DSGi has revealed a 30 per cent slump in pre-tax profits in the 53 weeks to May 3 and has said it will focus on cost-control and cashflow to counter the customer downturn.

The group, which owns Currys and PC World, said total group sales were up 8 per cent to£8.5 billion with like-for-like sales up 1 per cent over the period.

The results were in line with market expectations.

DSGi, which has issued two profits warnings this year, warned that it remained “very cautious” about the challenging outlook.

The retailer unveiled a three-year turnaround strategy for the company in May and said that the UK computing division – which includes PC World and The TechGuys support service – bore the brunt of the downturn, with a like-for-like fall of 5 per cent.

DSGi’s total sales were down 1 per cent to£1.8 billion. Underlying operating profits halved to nearly£63.2 million.

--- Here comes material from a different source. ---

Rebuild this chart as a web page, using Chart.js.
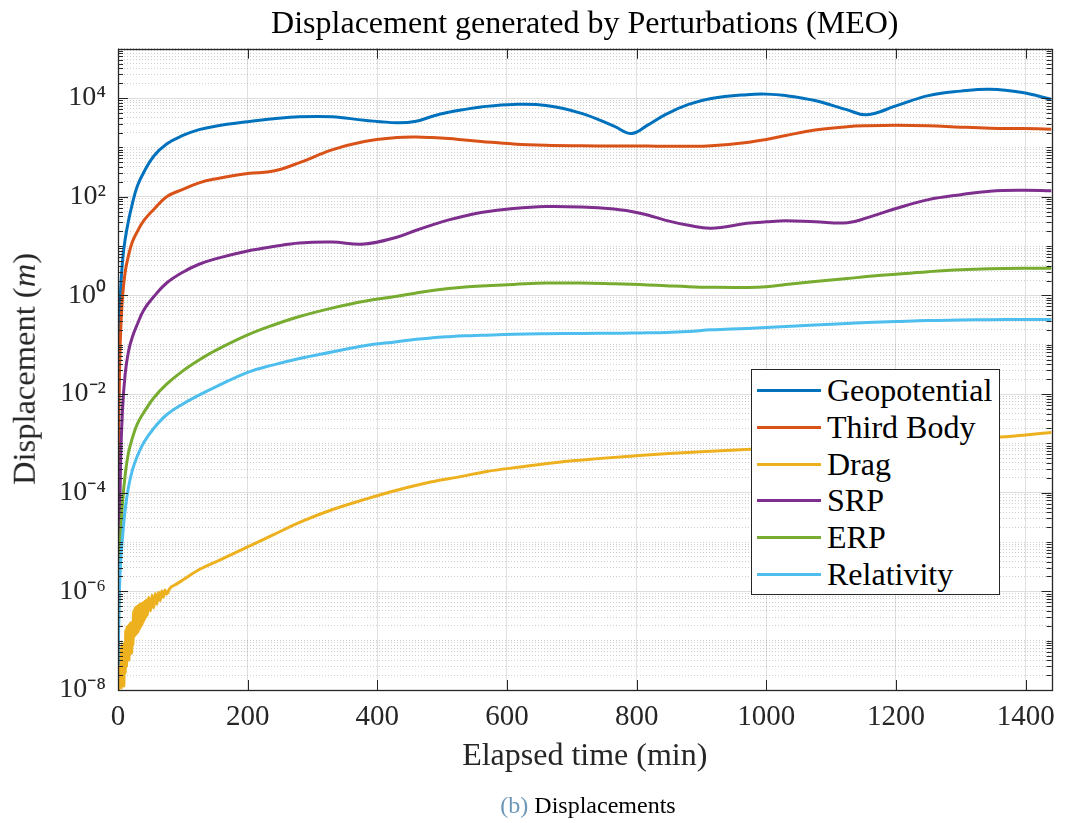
<!DOCTYPE html>
<html><head><meta charset="utf-8">
<script src="https://cdn.jsdelivr.net/npm/chart.js@4.4.1/dist/chart.umd.min.js"></script>
<style>
html,body{margin:0;padding:0;background:#fff;overflow:hidden}
#wrap{position:relative;width:1065px;height:823px}
canvas{position:absolute;left:0;top:0}
.serif{font-family:'Liberation Serif','Times New Roman',serif;color:#262626}
#ytitle{position:absolute;left:24px;top:369px;transform:translate(-50%,-50%) rotate(-90deg);white-space:nowrap;font-size:32.5px;line-height:1}
#legend{position:absolute;left:751px;top:369px;width:249px;height:226px;border:1px solid #262626;background:#fff;box-sizing:border-box;padding-top:2.4px}
.lrow{display:flex;align-items:center;height:36.67px;font-size:32px;line-height:36.67px;color:#000}
.lsw{width:64px;height:3px;margin-left:5px;margin-right:6px}
#caption{position:absolute;top:805px;left:588px;transform:translate(-50%,-50%);font-size:24px;white-space:nowrap;color:#000}
#caption .lab{color:#6c97b8}
</style></head>
<body>
<div id="wrap">
<canvas id="c" width="1065" height="823"></canvas>
<div id="ytitle" class="serif">Displacement (<i>m</i>)</div>
<div id="legend" class="serif"></div>
<div id="caption" class="serif"><span class="lab">(b)</span> Displacements</div>
</div>
<script>
// ---- data ----
const seriesNames = ['Geopotential','Third Body','Drag','SRP','ERP','Relativity'];
const seriesColors = ['#0072BD','#D95319','#EDB120','#7E2F8E','#77AC30','#4DBEEE'];

const timeMin = [0,1,2,4,7,11,16,22,30,40,55,75,100,125,150,200,240,280,330,380,430,460,485,510,535,560,610,660,715,765,792,817,845,880,915,970,1000,1030,1075,1125,1155,1200,1250,1300,1345,1395,1440];

const geopotential = [3.2e-8,3.2e-3,0.17,1.26,5.0,13.5,31.6,71,166,316,661,1170,1740,2290,2690,3310,3800,4170,4170,3550,3160,3390,4270,5130,5890,6610,7410,7080,4900,2690,1910,2820,4680,7410,9770,11700,12000,11200,8910,5750,4570,6920,11200,13800,15100,12900,9330];
const thirdBody = [3.2e-8,2.0e-3,1.58e-2,0.17,0.93,2.95,6.3,12,20,33,55,100,141,191,229,295,331,490,891,1320,1580,1620,1580,1510,1410,1320,1170,1100,1075,1068,1065,1062,1055,1050,1080,1260,1450,1740,2240,2630,2750,2820,2750,2570,2450,2400,2340];
const srp = [3.2e-8,1.0e-6,5.0e-6,4.0e-4,5.0e-3,2.5e-2,7.1e-2,0.141,0.263,0.513,0.933,1.78,2.95,4.27,5.5,7.94,9.77,11.5,12.0,11.0,15.1,20.9,26.9,33.9,40.7,47.9,57.5,63.1,61.7,56.2,50.1,42.7,33.1,26.3,22.9,28.8,30.9,32.4,30.9,29.5,37.2,57.5,87.1,110,129,135,132];
const erp = [3.2e-8,3.2e-7,1.6e-6,1.26e-5,6.3e-5,2.24e-4,6.3e-4,1.26e-3,2.5e-3,4.27e-3,8.3e-3,1.58e-2,2.95e-2,4.9e-2,7.6e-2,0.158,0.251,0.372,0.55,0.76,0.955,1.12,1.26,1.38,1.48,1.55,1.66,1.78,1.77,1.71,1.67,1.63,1.57,1.50,1.46,1.45,1.50,1.66,1.91,2.19,2.40,2.69,3.02,3.31,3.47,3.55,3.56];
const relativity = [3.2e-8,1.58e-7,7.9e-7,4.0e-6,1.26e-5,4.5e-5,1.26e-4,2.8e-4,5.6e-4,1.05e-3,2.0e-3,3.8e-3,6.3e-3,9.5e-3,1.38e-2,2.75e-2,3.9e-2,5.25e-2,7.1e-2,9.5e-2,0.115,0.129,0.138,0.145,0.151,0.155,0.163,0.167,0.169,0.171,0.172,0.174,0.177,0.186,0.200,0.214,0.224,0.234,0.251,0.269,0.282,0.295,0.309,0.316,0.322,0.324,0.325];

const dragTime = [0,1,2,3,4,5,6,7,8,9,10,11,12,13,14,15,16,17,18,19,20,21,22,23,24,25,26,27,28,29,30,31,32,33,34,35,36,37,38,39,40,41,42,43,44,45,47.5,50,52.5,55,57.5,60,62.5,65,67.5,70,72.5,75,80,90,100,126,160,195,240,280,330,382,430,484,530,569,620,689,740,792,850,914,1000,1100,1200,1300,1355,1400,1440];
const drag = [3.2e-8,1.0e-8,7.0e-8,1.3e-8,6.0e-8,1.1e-8,8.0e-8,1.6e-8,7.5e-8,1.2e-8,9.0e-8,2.2e-8,1.6e-7,3.0e-8,1.9e-7,4.5e-8,2.0e-7,4.0e-8,2.2e-7,6.0e-8,2.3e-7,5.5e-8,2.4e-7,8.0e-8,4.0e-7,1.2e-7,4.5e-7,1.3e-7,4.8e-7,1.4e-7,5.0e-7,1.5e-7,5.2e-7,1.7e-7,5.5e-7,1.9e-7,5.6e-7,2.1e-7,5.8e-7,2.4e-7,6.0e-7,2.7e-7,6.3e-7,3.0e-7,6.6e-7,3.3e-7,7.5e-7,4.0e-7,8.3e-7,4.6e-7,9.0e-7,5.5e-7,9.6e-7,6.5e-7,1.02e-6,7.6e-7,1.07e-6,8.8e-7,1.15e-6,1.4e-6,1.7e-6,2.8e-6,4.5e-6,7.4e-6,1.41e-5,2.5e-5,4.5e-5,7.4e-5,1.12e-4,1.66e-4,2.14e-4,2.7e-4,3.3e-4,4.3e-4,4.9e-4,5.5e-4,6.2e-4,6.9e-4,7.9e-4,9.3e-4,1.07e-3,1.23e-3,1.32e-3,1.48e-3,1.66e-3];

// ---- ticks ----
const xTickValues = [0,200,400,600,800,1000,1200,1400];
const yDecades = [-8,-7,-6,-5,-4,-3,-2,-1,0,1,2,3,4];
const yMultipliers = [1,2,3,4,5,6,7,8,9];
const yLabelExponents = [-8,-6,-4,-2,0,2,4];
const yTopValue = 1e5;

const seriesX = [timeMin,timeMin,dragTime,timeMin,timeMin,timeMin];
const seriesY = [geopotential,thirdBody,drag,srp,erp,relativity];

const supMap = {'-':'\u207B','0':'\u2070','1':'\u00B9','2':'\u00B2','3':'\u00B3','4':'\u2074','5':'\u2075','6':'\u2076','7':'\u2077','8':'\u2078','9':'\u2079'};
function labelExp(v){
  const e = Math.round(Math.log10(v));
  if (Math.abs(v/Math.pow(10,e) - 1) > 1e-6) return null;
  return yLabelExponents.includes(e) ? e : null;
}
function isMajorY(v){ return labelExp(v) !== null; }

const serif = "'Liberation Serif','Times New Roman',serif";
Chart.defaults.font.family = serif;
Chart.defaults.color = '#262626';

const datasets = seriesNames.map((name,i)=>({
  label: name,
  data: seriesX[i].map((t,j)=>({x:t, y:seriesY[i][j]})),
  borderColor: seriesColors[i],
  backgroundColor: seriesColors[i],
  borderWidth: 3,
  pointRadius: 0,
  fill: false,
  cubicInterpolationMode: name === 'Drag' ? 'monotone' : 'default',
  tension: 0.4,
  order: -i
}));

const axesFrame = {
  id: 'axesFrame',
  afterDatasetsDraw(chart){
    const {ctx, chartArea:{left,top,right,bottom}, scales:{x,y}} = chart;
    ctx.save();
    ctx.strokeStyle = '#262626';
    ctx.lineWidth = 1;
    ctx.setLineDash([]);
    ctx.beginPath();
    x.ticks.forEach(t=>{
      const px = Math.round(x.getPixelForValue(t.value)) + 0.5;
      ctx.moveTo(px,bottom); ctx.lineTo(px,bottom-10);
      ctx.moveTo(px,top); ctx.lineTo(px,top+10);
    });
    y.ticks.forEach(t=>{
      const py = Math.round(y.getPixelForValue(t.value)) + 0.5;
      const len = isMajorY(t.value) ? 10 : 5;
      ctx.moveTo(left,py); ctx.lineTo(left+len,py);
      ctx.moveTo(right,py); ctx.lineTo(right-len,py);
    });
    ctx.stroke();
    ctx.lineWidth = 1.3;
    ctx.strokeRect(Math.round(left)+0.5, Math.round(top)+0.5, Math.round(right)-Math.round(left), Math.round(bottom)-Math.round(top));
    ctx.restore();
  }
};

new Chart(document.getElementById('c'), {
  type: 'line',
  data: { datasets },
  options: {
    responsive: false,
    animation: false,
    devicePixelRatio: 1,
    layout: { padding: { left: 0, right: 10, top: 0, bottom: 0 } },
    plugins: {
      legend: { display: false },
      tooltip: { enabled: false },
      title: {
        display: true,
        fullSize: false,
        text: 'Displacement generated by Perturbations (MEO)',
        color: '#000',
        font: { family: serif, size: 32, weight: 'normal' },
        padding: { top: 5, bottom: 5.3 }
      }
    },
    scales: {
      x: {
        type: 'linear',
        min: 0, max: 1440,
        afterBuildTicks: s => { s.ticks = xTickValues.map(v=>({value:v})); },
        afterFit: s => { s.height = 133; },
        ticks: { font: { size: 29 }, color: '#262626', padding: 10, maxRotation: 0, autoSkip: false, callback: v => String(v) },
        grid: { color: '#e0e0e0', lineWidth: 1, drawTicks: false },
        border: { display: false },
        title: { display: true, text: 'Elapsed time (min)', color: '#262626', font: { size: 32 }, padding: { top: 0, bottom: 47 } }
      },
      y: {
        type: 'logarithmic',
        min: 1e-8, max: yTopValue,
        afterBuildTicks: s => {
          const t = [];
          yDecades.forEach(d => yMultipliers.forEach(m => t.push({value: m*Math.pow(10,d)})));
          t.push({value: yTopValue});
          s.ticks = t;
        },
        afterFit: s => { s.width = 118; },
        ticks: {
          font: { size: 28 }, color: '#262626', padding: 12, autoSkip: false,
          callback: v => { const e = labelExp(v); return e === null ? '' : '10' + String(e).split('').map(c=>supMap[c]).join(''); }
        },
        grid: {
          drawTicks: false, lineWidth: 1,
          color: c => (c.tick && isMajorY(c.tick.value)) ? '#dedede' : 'rgba(60,60,60,0.26)'
        },
        border: {
          display: false,
          dash: c => (c.tick && !isMajorY(c.tick.value)) ? [1,2] : []
        }
      }
    }
  },
  plugins: [axesFrame]
});

// ---- legend (HTML) ----
const lg = document.getElementById('legend');
seriesNames.forEach((n,i)=>{
  const row = document.createElement('div'); row.className='lrow';
  const sw = document.createElement('div'); sw.className='lsw'; sw.style.background = seriesColors[i];
  const tx = document.createElement('span'); tx.textContent = n;
  row.appendChild(sw); row.appendChild(tx); lg.appendChild(row);
});
</script>
</body></html>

DSGi launched its Get Connected laptop offer in its PC World stores last week, offering up to£450 discounts on laptops when customers sign up to mobile broadband.

At DSGi’s UK electricals division, which includes Currys and high street chain Currys.digital, like-for-like sales were up 3 per cent, with total sales 4 per cent ahead at£2.9 billion because of strong sales of flatpanel TV and digital products.

The retailer said Currys, its Scandanavian brand Elkjøp, Kotsovolos and e-commerce businesses performed well.

DSGi achieved£1 billion of sales online, representing 12 per cent of total group sales. It made cost savings of£30 million during the period.

Browett said: “We are working very hard on executing our five point plan that will renew and transform the business over the next three years. We are revamping ranges, retraining staff, trialling new store formats, selling new services, cutting costs and simplifying the business from top to bottom.”

The retailer added: “The economic backdrop continues to be difficult and the group remains very cautious about consumer confidence in many of the markets in which it operates.”